## Data shown:

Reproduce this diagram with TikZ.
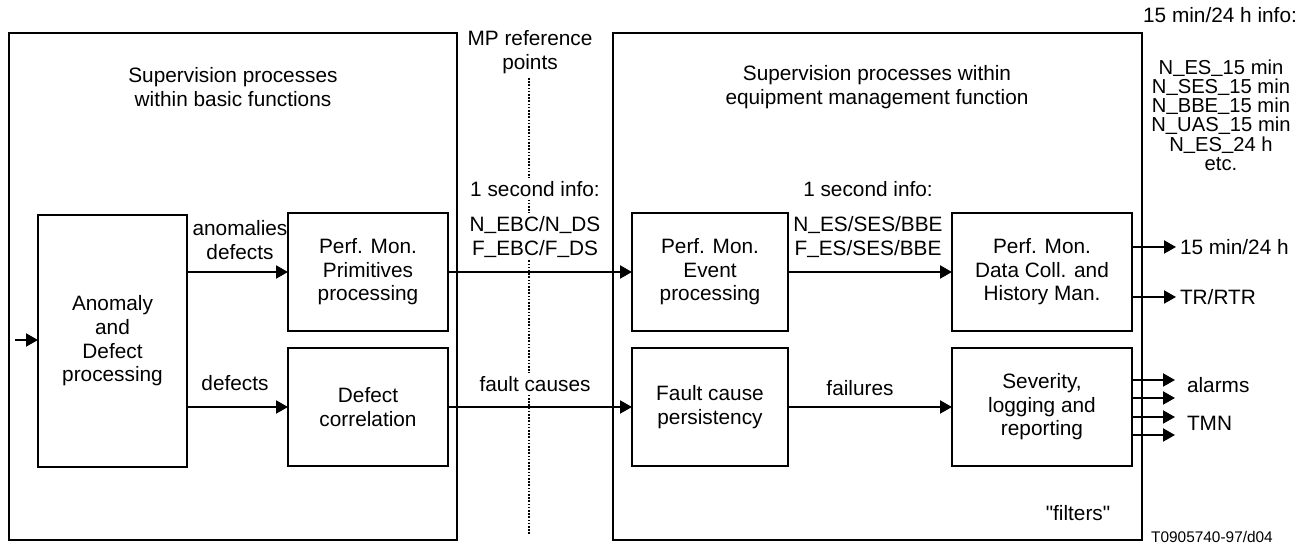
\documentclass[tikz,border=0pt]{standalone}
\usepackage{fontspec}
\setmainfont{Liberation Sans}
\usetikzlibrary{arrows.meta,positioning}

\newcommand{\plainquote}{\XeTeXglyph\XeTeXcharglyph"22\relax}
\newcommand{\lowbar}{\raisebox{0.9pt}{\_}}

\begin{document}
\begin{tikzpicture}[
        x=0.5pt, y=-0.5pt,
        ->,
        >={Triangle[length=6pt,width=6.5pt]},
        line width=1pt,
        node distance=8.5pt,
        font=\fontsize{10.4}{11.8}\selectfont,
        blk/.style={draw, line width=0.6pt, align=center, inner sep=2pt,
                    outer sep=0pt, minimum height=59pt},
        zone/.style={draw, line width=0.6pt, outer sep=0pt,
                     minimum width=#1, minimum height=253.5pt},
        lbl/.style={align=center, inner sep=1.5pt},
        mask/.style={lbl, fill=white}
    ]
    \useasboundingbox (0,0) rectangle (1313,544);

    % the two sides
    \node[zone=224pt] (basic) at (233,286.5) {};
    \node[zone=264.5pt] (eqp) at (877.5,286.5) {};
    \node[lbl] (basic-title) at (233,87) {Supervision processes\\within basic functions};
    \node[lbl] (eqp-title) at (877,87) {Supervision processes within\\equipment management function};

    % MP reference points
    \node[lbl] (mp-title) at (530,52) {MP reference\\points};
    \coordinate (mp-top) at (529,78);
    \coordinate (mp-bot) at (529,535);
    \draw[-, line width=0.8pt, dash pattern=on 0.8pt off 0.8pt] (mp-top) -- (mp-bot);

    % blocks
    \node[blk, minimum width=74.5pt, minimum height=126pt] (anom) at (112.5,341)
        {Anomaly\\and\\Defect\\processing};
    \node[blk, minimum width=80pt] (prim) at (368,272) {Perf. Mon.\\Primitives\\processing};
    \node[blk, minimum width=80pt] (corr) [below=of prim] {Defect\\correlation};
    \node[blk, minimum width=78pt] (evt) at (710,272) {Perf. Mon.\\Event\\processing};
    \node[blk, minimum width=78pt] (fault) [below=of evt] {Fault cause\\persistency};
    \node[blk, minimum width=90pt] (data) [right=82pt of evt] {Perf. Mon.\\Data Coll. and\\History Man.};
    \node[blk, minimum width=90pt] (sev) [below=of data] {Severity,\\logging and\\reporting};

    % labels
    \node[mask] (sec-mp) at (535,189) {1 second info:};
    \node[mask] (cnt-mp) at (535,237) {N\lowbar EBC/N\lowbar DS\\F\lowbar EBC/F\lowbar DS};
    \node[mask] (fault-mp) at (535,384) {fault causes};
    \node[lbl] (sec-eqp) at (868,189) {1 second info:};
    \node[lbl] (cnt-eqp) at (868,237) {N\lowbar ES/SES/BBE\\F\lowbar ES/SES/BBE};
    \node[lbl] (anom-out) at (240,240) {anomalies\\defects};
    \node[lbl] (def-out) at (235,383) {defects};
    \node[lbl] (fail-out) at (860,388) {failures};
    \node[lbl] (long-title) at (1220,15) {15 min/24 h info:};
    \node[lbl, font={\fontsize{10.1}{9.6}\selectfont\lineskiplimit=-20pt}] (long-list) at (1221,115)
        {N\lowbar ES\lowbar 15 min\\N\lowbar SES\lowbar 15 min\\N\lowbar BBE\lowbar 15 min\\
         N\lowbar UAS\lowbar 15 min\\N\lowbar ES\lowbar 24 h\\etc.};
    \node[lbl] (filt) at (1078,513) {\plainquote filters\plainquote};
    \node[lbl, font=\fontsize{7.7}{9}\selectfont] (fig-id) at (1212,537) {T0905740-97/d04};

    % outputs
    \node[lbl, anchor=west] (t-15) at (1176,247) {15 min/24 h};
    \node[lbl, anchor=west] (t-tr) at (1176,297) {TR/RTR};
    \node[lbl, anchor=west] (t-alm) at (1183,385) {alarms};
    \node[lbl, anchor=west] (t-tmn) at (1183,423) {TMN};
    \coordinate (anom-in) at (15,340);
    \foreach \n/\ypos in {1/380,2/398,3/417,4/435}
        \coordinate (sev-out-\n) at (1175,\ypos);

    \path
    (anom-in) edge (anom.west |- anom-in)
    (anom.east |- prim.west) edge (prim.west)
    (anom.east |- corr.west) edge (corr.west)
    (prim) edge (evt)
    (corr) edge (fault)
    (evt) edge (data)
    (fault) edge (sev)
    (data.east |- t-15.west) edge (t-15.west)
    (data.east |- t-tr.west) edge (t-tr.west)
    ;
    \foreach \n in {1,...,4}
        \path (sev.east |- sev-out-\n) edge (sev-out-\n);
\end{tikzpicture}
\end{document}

## Exercise directions:
Transcribe the opening line of the listing above, please, and every line after it through the line with "(mp-top) -- (mp-bot);", word for word, without pictures.

## Answer to this task:
Reproduce this diagram with TikZ.
\documentclass[tikz,border=0pt]{standalone}
\usepackage{fontspec}
\setmainfont{Liberation Sans}
\usetikzlibrary{arrows.meta,positioning}

\newcommand{\plainquote}{\XeTeXglyph\XeTeXcharglyph"22\relax}
\newcommand{\lowbar}{\raisebox{0.9pt}{\_}}

\begin{document}
\begin{tikzpicture}[
        x=0.5pt, y=-0.5pt,
        ->,
        >={Triangle[length=6pt,width=6.5pt]},
        line width=1pt,
        node distance=8.5pt,
        font=\fontsize{10.4}{11.8}\selectfont,
        blk/.style={draw, line width=0.6pt, align=center, inner sep=2pt,
                    outer sep=0pt, minimum height=59pt},
        zone/.style={draw, line width=0.6pt, outer sep=0pt,
                     minimum width=#1, minimum height=253.5pt},
        lbl/.style={align=center, inner sep=1.5pt},
        mask/.style={lbl, fill=white}
    ]
    \useasboundingbox (0,0) rectangle (1313,544);

    % the two sides
    \node[zone=224pt] (basic) at (233,286.5) {};
    \node[zone=264.5pt] (eqp) at (877.5,286.5) {};
    \node[lbl] (basic-title) at (233,87) {Supervision processes\\within basic functions};
    \node[lbl] (eqp-title) at (877,87) {Supervision processes within\\equipment management function};

    % MP reference points
    \node[lbl] (mp-title) at (530,52) {MP reference\\points};
    \coordinate (mp-top) at (529,78);
    \coordinate (mp-bot) at (529,535);
    \draw[-, line width=0.8pt, dash pattern=on 0.8pt off 0.8pt] (mp-top) -- (mp-bot);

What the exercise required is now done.